PROBLEM TO SOLVE: Repeat all the material exactly; pictures stay out of your copy.

— START DATA —

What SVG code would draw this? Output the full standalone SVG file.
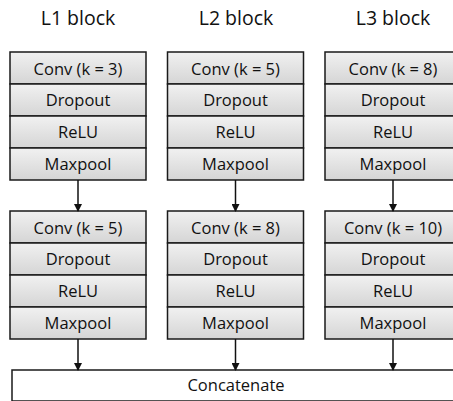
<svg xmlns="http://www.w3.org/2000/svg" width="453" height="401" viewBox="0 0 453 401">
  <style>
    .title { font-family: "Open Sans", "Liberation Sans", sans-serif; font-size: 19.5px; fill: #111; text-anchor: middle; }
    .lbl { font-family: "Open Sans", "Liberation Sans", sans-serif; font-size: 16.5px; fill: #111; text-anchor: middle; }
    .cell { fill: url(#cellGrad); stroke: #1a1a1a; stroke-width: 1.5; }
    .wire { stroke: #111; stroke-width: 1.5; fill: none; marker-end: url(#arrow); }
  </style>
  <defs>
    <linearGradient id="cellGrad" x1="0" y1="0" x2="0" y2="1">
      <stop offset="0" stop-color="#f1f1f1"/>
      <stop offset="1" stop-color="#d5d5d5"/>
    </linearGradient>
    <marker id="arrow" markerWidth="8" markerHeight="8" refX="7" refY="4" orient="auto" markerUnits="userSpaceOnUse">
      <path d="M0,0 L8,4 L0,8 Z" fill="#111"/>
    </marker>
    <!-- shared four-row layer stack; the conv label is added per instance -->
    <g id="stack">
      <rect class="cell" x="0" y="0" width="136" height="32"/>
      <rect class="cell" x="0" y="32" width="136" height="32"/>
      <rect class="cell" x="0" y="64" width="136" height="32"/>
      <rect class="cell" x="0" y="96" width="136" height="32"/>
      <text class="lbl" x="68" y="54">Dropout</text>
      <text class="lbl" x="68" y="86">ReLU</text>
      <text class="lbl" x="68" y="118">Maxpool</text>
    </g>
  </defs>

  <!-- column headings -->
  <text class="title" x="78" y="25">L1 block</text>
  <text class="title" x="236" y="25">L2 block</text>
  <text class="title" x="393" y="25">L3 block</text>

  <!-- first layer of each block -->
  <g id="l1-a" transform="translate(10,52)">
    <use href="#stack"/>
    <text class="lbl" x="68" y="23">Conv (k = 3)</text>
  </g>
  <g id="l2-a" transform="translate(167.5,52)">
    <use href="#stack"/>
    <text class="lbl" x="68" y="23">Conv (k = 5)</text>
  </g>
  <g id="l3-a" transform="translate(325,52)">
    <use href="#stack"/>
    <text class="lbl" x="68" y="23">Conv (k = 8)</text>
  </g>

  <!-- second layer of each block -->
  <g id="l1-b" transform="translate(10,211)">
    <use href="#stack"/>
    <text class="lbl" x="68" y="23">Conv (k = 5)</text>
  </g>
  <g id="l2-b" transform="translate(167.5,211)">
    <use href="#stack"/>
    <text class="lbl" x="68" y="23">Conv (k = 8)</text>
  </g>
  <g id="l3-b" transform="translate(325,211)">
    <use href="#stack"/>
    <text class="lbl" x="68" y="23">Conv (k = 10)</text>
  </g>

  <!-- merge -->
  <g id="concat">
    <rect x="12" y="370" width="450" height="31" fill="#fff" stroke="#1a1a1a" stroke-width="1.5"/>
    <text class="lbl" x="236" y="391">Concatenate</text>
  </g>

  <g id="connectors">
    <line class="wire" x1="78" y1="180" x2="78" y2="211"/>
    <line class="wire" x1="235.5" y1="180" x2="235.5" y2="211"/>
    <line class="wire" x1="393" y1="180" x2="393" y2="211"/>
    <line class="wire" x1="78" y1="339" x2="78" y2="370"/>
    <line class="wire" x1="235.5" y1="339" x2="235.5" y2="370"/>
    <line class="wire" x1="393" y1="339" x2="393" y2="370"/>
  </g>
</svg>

— END DATA —

TASK OUTPUT:
What SVG code would draw this? Output the full standalone SVG file.
<svg xmlns="http://www.w3.org/2000/svg" width="453" height="401" viewBox="0 0 453 401">
  <style>
    .title { font-family: "Open Sans", "Liberation Sans", sans-serif; font-size: 19.5px; fill: #111; text-anchor: middle; }
    .lbl { font-family: "Open Sans", "Liberation Sans", sans-serif; font-size: 16.5px; fill: #111; text-anchor: middle; }
    .cell { fill: url(#cellGrad); stroke: #1a1a1a; stroke-width: 1.5; }
    .wire { stroke: #111; stroke-width: 1.5; fill: none; marker-end: url(#arrow); }
  </style>
  <defs>
    <linearGradient id="cellGrad" x1="0" y1="0" x2="0" y2="1">
      <stop offset="0" stop-color="#f1f1f1"/>
      <stop offset="1" stop-color="#d5d5d5"/>
    </linearGradient>
    <marker id="arrow" markerWidth="8" markerHeight="8" refX="7" refY="4" orient="auto" markerUnits="userSpaceOnUse">
      <path d="M0,0 L8,4 L0,8 Z" fill="#111"/>
    </marker>
    <!-- shared four-row layer stack; the conv label is added per instance -->
    <g id="stack">
      <rect class="cell" x="0" y="0" width="136" height="32"/>
      <rect class="cell" x="0" y="32" width="136" height="32"/>
      <rect class="cell" x="0" y="64" width="136" height="32"/>
      <rect class="cell" x="0" y="96" width="136" height="32"/>
      <text class="lbl" x="68" y="54">Dropout</text>
      <text class="lbl" x="68" y="86">ReLU</text>
      <text class="lbl" x="68" y="118">Maxpool</text>
    </g>
  </defs>

  <!-- column headings -->
  <text class="title" x="78" y="25">L1 block</text>
  <text class="title" x="236" y="25">L2 block</text>
  <text class="title" x="393" y="25">L3 block</text>

  <!-- first layer of each block -->
  <g id="l1-a" transform="translate(10,52)">
    <use href="#stack"/>
    <text class="lbl" x="68" y="23">Conv (k = 3)</text>
  </g>
  <g id="l2-a" transform="translate(167.5,52)">
    <use href="#stack"/>
    <text class="lbl" x="68" y="23">Conv (k = 5)</text>
  </g>
  <g id="l3-a" transform="translate(325,52)">
    <use href="#stack"/>
    <text class="lbl" x="68" y="23">Conv (k = 8)</text>
  </g>

  <!-- second layer of each block -->
  <g id="l1-b" transform="translate(10,211)">
    <use href="#stack"/>
    <text class="lbl" x="68" y="23">Conv (k = 5)</text>
  </g>
  <g id="l2-b" transform="translate(167.5,211)">
    <use href="#stack"/>
    <text class="lbl" x="68" y="23">Conv (k = 8)</text>
  </g>
  <g id="l3-b" transform="translate(325,211)">
    <use href="#stack"/>
    <text class="lbl" x="68" y="23">Conv (k = 10)</text>
  </g>

  <!-- merge -->
  <g id="concat">
    <rect x="12" y="370" width="450" height="31" fill="#fff" stroke="#1a1a1a" stroke-width="1.5"/>
    <text class="lbl" x="236" y="391">Concatenate</text>
  </g>

  <g id="connectors">
    <line class="wire" x1="78" y1="180" x2="78" y2="211"/>
    <line class="wire" x1="235.5" y1="180" x2="235.5" y2="211"/>
    <line class="wire" x1="393" y1="180" x2="393" y2="211"/>
    <line class="wire" x1="78" y1="339" x2="78" y2="370"/>
    <line class="wire" x1="235.5" y1="339" x2="235.5" y2="370"/>
    <line class="wire" x1="393" y1="339" x2="393" y2="370"/>
  </g>
</svg>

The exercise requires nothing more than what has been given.